Аки внимательно посмотрел на меня.
– Мужика всегда два мамка бери. Самый худой мужика одна бери… Зачем так говори? Одна!
Поняв, что обидел старика, я сменил тему разговора.
– Аки, а вы к какому роду принадлежите?
– Киманко. Лукса – Кялундзюга. На Хоре два рода. Больше нет. Раньше люди много живи. После худой болезнь умри. Кто один тайга живи – живой ходи.
– И зверя, наверно, прежде больше было?
– О! Беда как много было, – возбуждённо закивал старый охотник. – Кабан, олень, куты-мафа, медведь много было. Только соболь мало. Ружьё не купи – дорогой, собака! Сангми[49] делай. На большой зверь – большой сангми – «пау» делай. Зверя много, ружья нет – кушай мало.
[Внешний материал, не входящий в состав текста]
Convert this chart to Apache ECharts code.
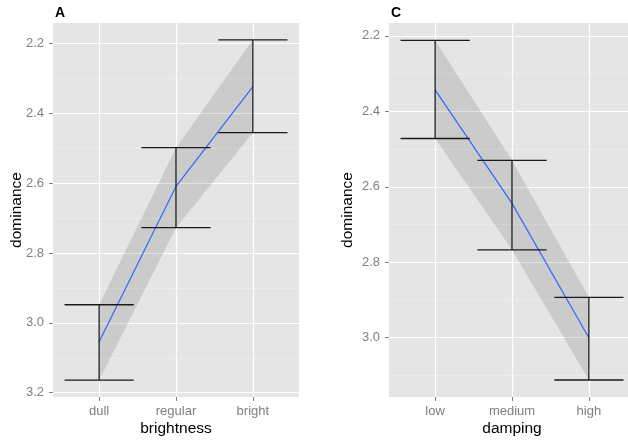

– А сколько вы в те времена соболей добывали?
– Говорю – мало соболь. Два-три лови. Больше не лови. Соболь перевал живи. Шибко трудный охота. Один год пять лови. Второй мамка бери. Думал – ещё котёл, топор купи. Хуза всё брал. Что делай без ружья?!
Проговорив так допоздна, легли спать. А я ещё долго не мог заснуть, переживая заново события памятного дня.